A T attention, heads erect, five by five, our gaze apparently fixed on the middle distance, we saw Frau Drexler approaching a bed in my row. This was the first
Bettkontrolle—bed
check—I’d witnessed. The SS woman twitched the cover off sharply. Tchaikowska and Founia didn’t wait for orders, they zealously yanked off the mattress; hidden underneath were a towel, a slip, some soap, a tin plate, a fork, a spoon, all painfully “organized.”

“Confiscated,” barked Drexler. It was devastation. All mattresses were overturned, bedclothes thrown to the ground. Drexler accompanied her purifying action with vigorous
“Verfluchte Juden!”—
damned Jews. She didn’t speak her words, she spat them. The girls were shattered by this general search; gazing into space, they didn’t bat an eyelid.

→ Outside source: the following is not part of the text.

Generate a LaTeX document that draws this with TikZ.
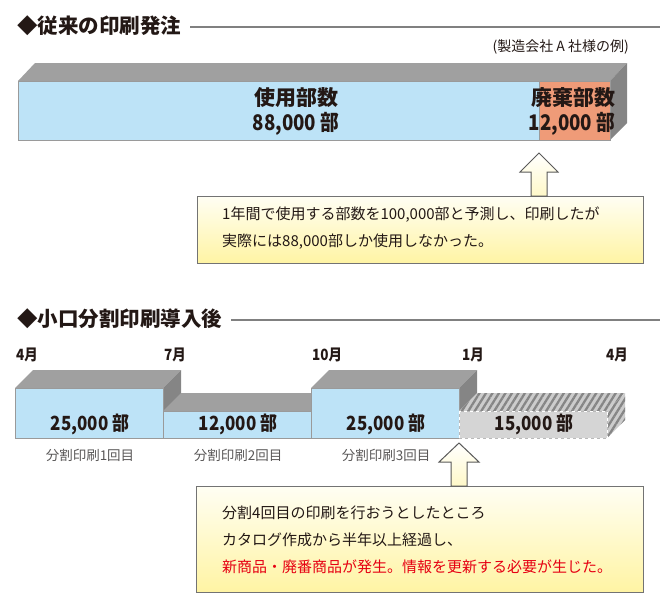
\documentclass[tikz,border=0pt]{standalone}
\usepackage{fontspec}
\setmainfont{Noto Sans CJK JP}
\newfontfamily\jpc{Noto Sans CJK JP}[FakeStretch=0.87]
\usetikzlibrary{patterns.meta}
\definecolor{ink}{HTML}{231815}
\definecolor{skyb}{HTML}{BDE3F7}
\definecolor{salmon}{HTML}{EF9B78}
\definecolor{topg}{HTML}{A0A0A0}
\definecolor{sideg}{HTML}{858585}
\definecolor{edgeg}{HTML}{9A9A9A}
\definecolor{subg}{HTML}{595757}
\definecolor{alert}{HTML}{E60012}
\definecolor{ylo}{HTML}{FFF4A3}
\definecolor{ylt}{HTML}{FFFEF3}
\tikzset{
  ttl/.style={anchor=west, inner sep=0pt, text=ink, font=\bfseries\fontsize{20.5}{20.5}\selectfont},
  rule/.style={draw=gray, line width=1.2pt},
  note/.style={anchor=east, inner sep=0pt, text=ink, font=\fontsize{14}{14}\selectfont},
  kanjilab/.style={inner sep=0pt, text=ink, font=\bfseries\fontsize{21}{21}\selectfont},
  numlab/.style={inner sep=0pt, text=ink, font=\jpc\bfseries\fontsize{21.5}{21.5}\selectfont},
  blklab/.style={inner sep=0pt, text=ink, font=\jpc\bfseries\fontsize{19.5}{19.5}\selectfont},
  month/.style={anchor=west, inner sep=0pt, text=ink, font=\jpc\bfseries\fontsize{15.5}{15.5}\selectfont},
  sublab/.style={inner sep=0pt, text=subg, font=\fontsize{13.5}{13.5}\selectfont},
  boxtxt/.style={anchor=west, inner sep=0pt, text=ink, font=\fontsize{15}{15}\selectfont},
  topface/.style={fill=topg},
  sideface/.style={fill=sideg},
  frontface/.style={draw=edgeg, line width=0.6pt},
  callout/.style={draw=gray!90!black, line width=1.3pt, top color=ylt, bottom color=ylo},
  uparrow/.style={draw=gray!70!black, line width=1pt, top color=white, bottom color=ylo!60, line join=miter},
  hatch/.style={fill=gray!40, postaction={pattern={Lines[angle=58,distance=5.5pt,line width=2.3pt]}, pattern color=gray!95}},
}
\begin{document}
\begin{tikzpicture}[x=1pt,y=-1pt]
\useasboundingbox (0,0) rectangle (660,600);
% ---------- section 1 ----------
\node[ttl] (t1) at (17,26) {◆従来の印刷発注};
\coordinate (r1) at (660,27);
\draw[rule] (t1.east |- r1) ++(9,0) -- (r1);
\node[note] (n1) at (629,47) {(製造会社 A 社様の例)};
% bar
\fill[topface] (18,81) -- (35,63) -- (627,63) -- (610,81) -- cycle;
\fill[sideface] (610,81) -- (627,63) -- (627,123) -- (610,140) -- cycle;
\fill[skyb] (18,81) rectangle (539,140);
\fill[salmon] (539,81) rectangle (610,140);
\draw[frontface] (18,81) rectangle (610,140);
\draw[edgeg, line width=0.6pt] (539,81) -- (539,140);
\node[kanjilab] (u1) at (296,98) {使用部数};
\node[numlab] (u2) at (296,124) {88,000 部};
\node[kanjilab] (w1) at (573,98) {廃棄部数};
\node[numlab] (w2) at (572,124) {12,000 部};
% callout 1
\node[callout, anchor=north west, minimum width=446pt, minimum height=67pt, inner sep=0pt] (b1) at (197,196) {};
\coordinate (a1) at (539,153);
\draw[uparrow] (a1) -- ++(19,19) -- ++(-11,0) -- ++(0,24) -- ++(-16,0) -- ++(0,-24) -- ++(-11,0) -- cycle;
\node[boxtxt] (b1l1) at (222,215) {1年間で使用する部数を100,000部と予測し、印刷したが};
\node[boxtxt] (b1l2) at (222,242) {実際には88,000部しか使用しなかった。};
% ---------- section 2 ----------
\node[ttl] (t2) at (17,319) {◆小口分割印刷導入後};
\coordinate (r2) at (660,320);
\draw[rule] (t2.east |- r2) ++(9,0) -- (r2);
\node[month] (m1) at (16,355) {4月};
\node[month] (m2) at (164,355) {7月};
\node[month] (m3) at (312,355) {10月};
\node[month] (m4) at (462,355) {1月};
\node[month] (m5) at (606,355) {4月};
% block 1
\fill[topface] (15,388) -- (33,370) -- (181,370) -- (163,388) -- cycle;
\fill[sideface] (163,388) -- (181,370) -- (181,420) -- (163,438) -- cycle;
\fill[skyb] (15,388) rectangle (163,438);
\draw[frontface] (15,388) rectangle (163,438);
% block 2
\fill[topface] (163,411) -- (181,393) -- (329,393) -- (311,411) -- cycle;
\fill[skyb] (163,411) rectangle (311,438);
\draw[frontface] (163,411) rectangle (311,438);
% block 3
\fill[topface] (311,388) -- (329,370) -- (477,370) -- (459,388) -- cycle;
\fill[sideface] (459,388) -- (477,370) -- (477,420) -- (459,438) -- cycle;
\fill[skyb] (311,388) rectangle (459,438);
\draw[frontface] (311,388) rectangle (459,438);
% block 4 (planned, hatched)
\path[hatch] (459,411) -- (477,393) -- (625,393) -- (607,411) -- cycle;
\path[hatch] (607,411) -- (625,393) -- (625,420) -- (607,438) -- cycle;
\fill[gray!33] (459,411) rectangle (607,438);
\draw[gray!55, line width=1pt] (459,411) rectangle (607,438);
\draw[white, line width=1pt, dash pattern=on 3pt off 3pt] (459,411) rectangle (607,438);
% block labels
\node[blklab] (k1) at (90,424) {25,000 部};
\node[blklab] (k2) at (238,424) {12,000 部};
\node[blklab] (k3) at (386,424) {25,000 部};
\node[blklab] (k4) at (534,424) {15,000 部};
\node[sublab] (s1) at (90,455) {分割印刷1回目};
\node[sublab] (s2) at (238,455) {分割印刷2回目};
\node[sublab] (s3) at (386,455) {分割印刷3回目};
% callout 2
\node[callout, anchor=north west, minimum width=447pt, minimum height=106pt, inner sep=0pt] (b2) at (196,486) {};
\coordinate (a2) at (459,443);
\draw[uparrow] (a2) -- ++(20,19) -- ++(-12,0) -- ++(0,24) -- ++(-16,0) -- ++(0,-24) -- ++(-12,0) -- cycle;
\node[boxtxt] (b2l1) at (222,513) {分割4回目の印刷を行おうとしたところ};
\node[boxtxt] (b2l2) at (222,540) {カタログ作成から半年以上経過し、};
\node[boxtxt, text=alert] (b2l3) at (222,567) {新商品・廃番商品が発生。情報を更新する必要が生じた。};
\end{tikzpicture}
\end{document}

To attract Drexler’s attention could mean death.

She was delighted by her pathetic booty: it represented weeks of privation and she couldn’t fail to know that. Astonishing to enjoy lording it over such a feeble lot. The grace of the Fuhrer, who like God the Father reigned over great and small, had raised her to this exalted post, while in her native Swabia she would have been, perhaps, a waitress. If the well-loved Fuhrer, through the medium of the SS, had recompensed her by putting her here in this camp, the largest and most efficient, she must have deserved it. You could read that in her eyes, in her manner. But this awareness of her justly attained rank didn’t prevent her from being furious with the cold, the boredom, furious because the days and months were so long, because there were too many Jews in the world and she would never manage to exterminate them all! Anyway, she was afraid of getting lice, which were rife everywhere except in our block.

Like the other SS women, she lived in a state of perpetual rage. And now she was taking it out on us, probably because she had recently been subjected to the rudeness of a superior. A posting in Auschwitz rarely struck the members of the SS as an agreeable promotion; this token of trust, this nod in the direction of their high sense of duty and devotion, was the reverse of welcome. Only the camp commandants, the really high-ranking officers, the genial organizers of death, Himmler’s henchmen, could hope to obtain promotion in the Hitlerite hierarchy this way.

Triumphant, with the tip of her toe, Drexler poked about in our belongings—nightdresses, towels, bras, all forbidden things; with a vengeful heel she crushed bits of bread, some biscuits, a miserable bottle of scent. Which of us was going to have to erase the traces of this havoc? Frau Drexler left us, smiling complacently, followed by Pani Founia and Marila bearing off the remains of our fortunes.

After their departure, the girls gave way to their anger and despair. The most important of my belongings—my toothbrush and my precious notebook—had escaped the catastrophe because I always carried them on me. I could no longer remember where that horrible little notebook had come from, nor of course did I know what its original purpose had been. Here everything one got hold of had a past that was best ignored. Already I cared more about that notebook than anything else. Within a few days it had become essential to me, a real friend; I would caress it lovingly like the silky fur of a comforting animal, a warm, familiar, well-loved skin. I kept it to the end, and it was to be an invaluable aide-memoire.